Antisocieties
by Michael Cisco
Grimscribe Press ($20)
When thinking of the concept of horror in art, one is more likely to think of it as a reaction to a change in condition. A healthy body into a mutilated body, a stable environment into an unstable environment, the known world into the unknown (or unknowable) universe. However, there is a vital line of horror running through the arts that defines horror in our natural, static condition. If unaware of this literature of alienation, there may be no better entry point than Michael Cisco.
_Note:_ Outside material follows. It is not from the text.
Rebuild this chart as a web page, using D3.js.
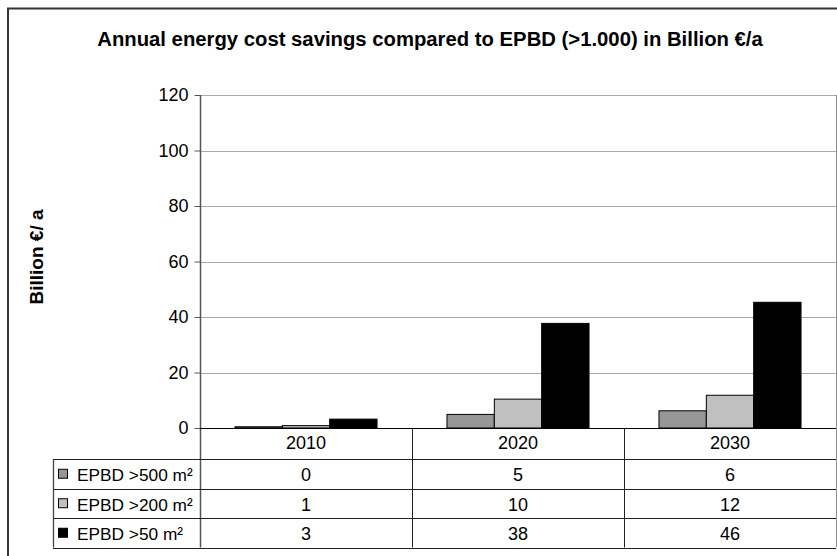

What is brilliant about a story like “Intentionally Left Blank” is that it brings out a derangement into your own life permanently after reading. It has all the trappings of a classical pulp weird story: protagonist’s entry into seemingly neutral neighborhood; kooky yet pleasant neighbors; unexplained masked person whom everyone ignores. The inversion comes when the protagonist buys his own mask, flattening the climactic encounter with the masked man into some sort of auto-initiation. But, in both a further inversion and traditional observance of these kinds of stories, the last line is the nauseating stinger: “I don’t know anybody. I never will.” Nausea in the philosophical sense, of course, although this sentiment should sicken. The story becomes less of something that is intended to make you afraid, and more of something that is infecting your perspective with doubt.
Other stories in Antisocieties are closer in content to regular horror fare, but Cisco writes with an original sense of suggestion. “Milking” is a cannibal family story from the point-of-view of a child, but the reader never quite sees the preparation, nor the consumption, due to the limited intelligence of the POV. It’s a shadow play with the reader, where at the same time tension and imagination are played on, tautened and relieved at the slowly drawn curtain of the word-by-word. The title story is an absurdist institutional micro-dystopia, where a man is “corrected” by an “administrator” anytime one of his actions is deemed wrong. The punishment routinely involves the loss of a limb. The writing is more Beckett than blood and gore, and the conclusions to be drawn about the reality of authority are of the sort to keep any adult up at night. Or out of society.
Antisocieties is an unconventional gallery of perturbations. Cisco achieves much while revealing little. This is horror you can’t kill or wake up from.